I think using any wire to replace the thermal fuse is a bad idea.
I also think using small gauge wire is even a worse idea.

Reread post #4

blower only works on high

Reply #9
i already said you were right, i agree totally.

Lets also look at the wires used as fuses on the solenoid where the awg is stepped down a couple sizes in order to create that heat and fire that could happen.

it would be better if a section of solder could be bonded to replace the thermal fuse but durability might be the trade off.

the open coil resistors have a lower resistivity than the small conductor i have installed, however, again, the smaller wire is the weakest link in series with the blower motor on high.

since the resistor wires are much larger than 30awg, they would have less resistance.  example, 18awg uncoated has about 7 to 8 ohms resistance per 1000ft.  larger wires have less resistance for the same 1000ft.

this would mean that a 30awg wire would have greater resistance per 1000ft.

throw any resistance value up against ohms law and we have the current drop across the 30awg wire.

lets assume 30awg is 15ohms per 1000ft.,, thats a current drop of .8A.  much more likely to blow more easily than a larger wire.

i agree using a solid wire isnt the engineered idea but neither are fuse links a good idea imho.  there is a reason why fuse links are the smaller / weakest link.

maybe im confused on why a larger conductor would be better.  it would take longer to blow and collect much more heat and may not be the weakest link in the circuit.

where can we easily find thermal limiters off the shelf?

I remember saying that it might be better to use a circuit breaker type fuse or a plain fuse in place of the thermal limiter on another thread a long time ago and you disagreed wth that also.

iether way, you are right.  fix it right would be to use the thermal limiter.

blower only works on high

Reply #10
The thermal limiter (fuse) has contacts that are spring loaded to be open. The contacts are held closed by a substance that will melt at the rated temp and allow the contacts to spring open.

The heat that causes them to open is not generated by the current flowing through them but by an external source. The resisters in this case.

The 30 AWG wire adds another potential heat source to the resister block. This is the condition the thermal limiter was there to guard against.

The thermal limiter opens at 250°F. Copper wire melts at 1981°F

The "weakest link" is the 30 amp fuse in the fuse panel.

blower only works on high

Reply #11
Quote from: jcassity;307682
where can we easily find thermal limiters off the shelf?


hosfelt.com has 15a 121°C thermal fuses for $1.25.

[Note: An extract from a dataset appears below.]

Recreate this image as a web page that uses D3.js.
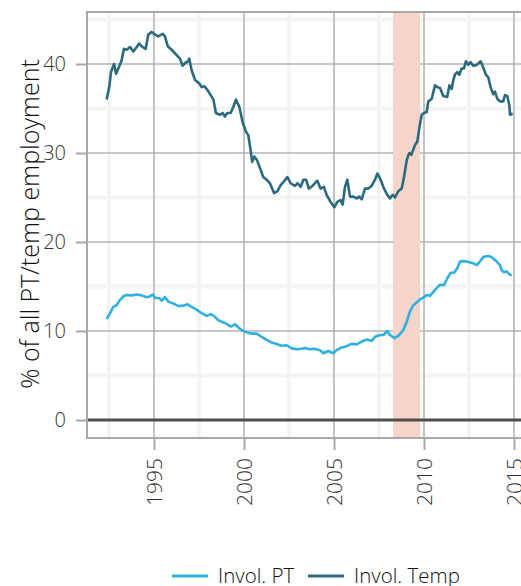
<!DOCTYPE html>
<html><head><meta charset="utf-8">
<script src="https://cdn.jsdelivr.net/npm/d3@7/dist/d3.min.js"></script>
<style>
body{margin:0;background:#fff;overflow:hidden;}
text{font-family:"Open Sans",sans-serif;font-weight:300;}
</style></head><body>
<svg id="c" width="521" height="586"></svg>
<script>
const tempYears=[1992.37,1992.52,1992.61,1992.78,1992.89,1993.06,1993.2,1993.33,1993.48,1993.67,1993.85,1994.0,1994.18,1994.37,1994.54,1994.68,1994.87,1995.06,1995.24,1995.48,1995.61,1995.76,1995.98,1996.26,1996.44,1996.59,1996.72,1996.87,1996.96,1997.09,1997.28,1997.52,1997.65,1997.8,1997.96,1998.15,1998.3,1998.44,1998.67,1998.81,1998.94,1999.07,1999.26,1999.41,1999.55,1999.74,1999.93,2000.11,2000.24,2000.37,2000.45,2000.57,2000.72,2000.89,2001.07,2001.26,2001.44,2001.67,2001.85,2002.04,2002.22,2002.41,2002.59,2002.83,2002.98,2003.15,2003.3,2003.45,2003.6,2003.8,2004.07,2004.25,2004.44,2004.59,2004.81,2005.02,2005.18,2005.37,2005.48,2005.61,2005.74,2005.89,2006.07,2006.26,2006.4,2006.54,2006.72,2006.9,2007.09,2007.28,2007.41,2007.59,2007.78,2007.96,2008.11,2008.26,2008.39,2008.57,2008.76,2008.89,2009.04,2009.18,2009.3,2009.5,2009.63,2009.74,2009.87,2010.0,2010.15,2010.24,2010.43,2010.61,2010.74,2010.89,2011.07,2011.29,2011.41,2011.54,2011.63,2011.72,2011.85,2011.96,2012.09,2012.22,2012.33,2012.46,2012.59,2012.74,2012.93,2013.15,2013.29,2013.44,2013.57,2013.7,2013.85,2013.94,2014.07,2014.22,2014.4,2014.5,2014.63,2014.74,2014.78,2014.93];
const tempValues=[36.0,37.5,39.1,40.0,38.9,39.7,40.4,41.7,41.6,41.9,41.4,41.8,42.3,41.9,41.7,43.3,43.6,43.3,43.1,43.4,43.1,42.0,41.6,41.0,40.6,39.8,40.1,40.3,40.6,39.3,38.2,37.8,37.4,37.5,37.1,36.5,36.0,34.5,34.3,34.5,34.1,34.5,34.5,35.2,36.0,35.2,33.4,32.4,32.0,30.3,29.0,29.6,29.2,28.3,27.3,27.0,26.6,25.5,25.7,26.4,26.8,27.3,26.6,26.3,26.6,26.2,27.0,27.0,26.0,26.3,26.9,26.0,26.2,25.3,24.5,23.9,24.5,24.7,24.2,26.2,27.0,25.1,25.1,24.9,25.1,24.8,26.0,26.0,26.3,27.0,27.7,27.0,26.0,25.3,24.9,25.3,25.0,25.7,26.0,27.3,29.2,30.0,29.8,30.9,31.3,32.8,34.3,34.5,34.6,35.8,36.1,37.6,37.4,37.3,36.4,36.3,37.6,37.2,38.2,38.8,39.1,38.8,39.5,39.5,40.3,39.9,40.2,39.8,39.9,40.3,39.6,38.8,38.5,37.4,36.6,36.9,36.1,35.8,35.8,36.5,36.4,35.4,34.3,34.4];
const ptYears=[1992.37,1992.56,1992.74,1992.93,1993.11,1993.3,1993.48,1993.76,1994.04,1994.32,1994.59,1994.78,1994.93,1995.06,1995.3,1995.43,1995.61,1995.8,1996.07,1996.35,1996.63,1996.87,1997.09,1997.37,1997.65,1997.93,1998.17,1998.39,1998.57,1998.81,1999.04,1999.26,1999.5,1999.69,1999.87,2000.15,2000.43,2000.7,2000.98,2001.26,2001.54,2001.81,2002.09,2002.37,2002.65,2002.93,2003.2,2003.4,2003.62,2003.94,2004.22,2004.41,2004.68,2004.96,2005.15,2005.43,2005.7,2005.98,2006.26,2006.54,2006.82,2007.09,2007.28,2007.56,2007.75,2007.96,2008.11,2008.35,2008.57,2008.85,2009.04,2009.22,2009.41,2009.59,2009.78,2010.0,2010.15,2010.33,2010.52,2010.74,2010.89,2011.11,2011.29,2011.48,2011.67,2011.85,2012.0,2012.18,2012.37,2012.56,2012.74,2012.93,2013.11,2013.29,2013.48,2013.67,2013.85,2014.04,2014.22,2014.31,2014.44,2014.59,2014.74,2014.87];
const ptValues=[11.35,12.0,12.7,12.9,13.5,13.9,14.05,14.0,14.1,14.0,13.8,13.9,14.1,13.7,13.7,13.4,13.8,13.3,13.1,12.8,12.85,13.0,12.7,12.4,12.0,11.7,11.9,11.6,11.2,11.0,10.8,10.5,10.75,10.4,10.1,9.85,9.7,9.7,9.35,9.0,8.7,8.55,8.35,8.4,8.05,7.95,8.0,8.1,7.95,8.0,7.85,7.5,7.75,7.5,7.85,8.15,8.3,8.55,8.5,8.8,9.05,8.9,9.35,9.55,9.55,10.0,9.55,9.2,9.45,10.1,11.05,12.2,12.9,13.2,13.55,13.8,14.05,13.95,14.4,14.9,15.2,15.15,15.9,16.55,16.55,17.05,17.8,17.85,17.8,17.7,17.6,17.4,17.8,18.3,18.4,18.4,18.15,17.8,17.4,16.85,16.6,16.7,16.4,16.2];
const recession=[2008.28,2009.78];
const yTicks=[0,10,20,30,40];
const yMinor=[5,15,25,35,45];
const xTicks=[1995,2000,2005,2010,2015];
const xMinor=[1992.5,1997.5,2002.5,2007.5,2012.5];
const seriesNames=["Invol. PT","Invol. Temp"];
const seriesColors=["#2fb0e0","#2b6a7e"];

const svg=d3.select("#c");
const L=87,T=12,B=438,R=530;
const x=d3.scaleLinear().domain([1995,2010]).range([154,424]);
const y=d3.scaleLinear().domain([0,40]).range([420,64]);
const g=svg.append("g");
g.selectAll(".mx").data(xMinor).join("line").attr("x1",d=>x(d)).attr("x2",d=>x(d)).attr("y1",T).attr("y2",B).attr("stroke","#f4f4f4").attr("stroke-width",4);
g.selectAll(".my").data(yMinor).join("line").attr("y1",d=>y(d)).attr("y2",d=>y(d)).attr("x1",L).attr("x2",R).attr("stroke","#f4f4f4").attr("stroke-width",4);
g.selectAll(".Mx").data(xTicks).join("line").attr("x1",d=>x(d)).attr("x2",d=>x(d)).attr("y1",T).attr("y2",B).attr("stroke","#b5b5b5").attr("stroke-width",1.6);
g.selectAll(".My").data(yTicks).join("line").attr("y1",d=>y(d)).attr("y2",d=>y(d)).attr("x1",L).attr("x2",R).attr("stroke","#b5b5b5").attr("stroke-width",1.6);
g.append("rect").attr("x",x(recession[0])).attr("width",x(recession[1])-x(recession[0])).attr("y",T).attr("height",B-T).attr("fill","#f5d5ca");
g.append("line").attr("x1",L).attr("x2",R).attr("y1",y(0)).attr("y2",y(0)).attr("stroke","#4d4d4d").attr("stroke-width",3);
const line=d3.line().x(d=>x(d[0])).y(d=>y(d[1]));
const pt=ptYears.map((d,i)=>[d,ptValues[i]]);
const tp=tempYears.map((d,i)=>[d,tempValues[i]]);
g.append("path").attr("d",line(pt)).attr("fill","none").attr("stroke",seriesColors[0]).attr("stroke-width",2.6).attr("stroke-linejoin","round");
g.append("path").attr("d",line(tp)).attr("fill","none").attr("stroke",seriesColors[1]).attr("stroke-width",2.6).attr("stroke-linejoin","round");
g.append("rect").attr("x",L).attr("y",T).attr("width",R-L).attr("height",B-T).attr("fill","none").attr("stroke","#a8a8a8").attr("stroke-width",2);
const ya=svg.append("g").attr("transform",`translate(${L},0)`).call(d3.axisLeft(y).tickValues(yTicks).tickSize(11).tickPadding(10));
ya.select(".domain").remove();
ya.selectAll(".tick line").attr("stroke","#a8a8a8").attr("stroke-width",2);
ya.selectAll(".tick text").attr("fill","#333").style("font-size","20px").style("font-family","'Open Sans',sans-serif").style("font-weight","300");
const xa=svg.append("g").attr("transform",`translate(0,${B})`).call(d3.axisBottom(x).tickValues(xTicks).tickFormat(d3.format("d")).tickSize(12).tickPadding(0));
xa.select(".domain").remove();
xa.selectAll(".tick line").attr("stroke","#a8a8a8").attr("stroke-width",2);
xa.selectAll(".tick text").attr("fill","#333").style("font-size","21px").style("font-family","'Open Sans',sans-serif").style("font-weight","300")
  .attr("transform","rotate(-90)").attr("text-anchor","end").attr("x",-20).attr("y",0).attr("dy","0.35em");
svg.append("text").attr("transform","translate(30,224) rotate(-90)").attr("text-anchor","middle").attr("dy","0.35em")
  .attr("fill","#111").style("font-size","25px").text("% of all PT/temp employment");
const leg=svg.append("g").attr("transform","translate(0,576)");
const lx=[172,308];
seriesNames.forEach((n,i)=>{
  leg.append("line").attr("x1",lx[i]).attr("x2",lx[i]+36).attr("y1",0).attr("y2",0).attr("stroke",seriesColors[i]).attr("stroke-width",3);
  leg.append("text").attr("x",lx[i]+46).attr("y",0).attr("dy","0.35em").attr("fill","#111").style("font-size","20.5px").text(n);
});
</script></body></html>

Anyone who a has fan resister assemble out, please look at the thermal fuse and tell us what markings it has on it.

blower only works on high

Reply #12
I got this fixed. The problem was this resistor assy. One of the circuits did not have continuity. I got a used one from a local u pull it yard out of a taurus (Ford part number is slightly different). For whatever reason, I didn't receive any email notification for this thread.

softtouch, I'll see if I can read what is written on the thermal fuse tomorrow.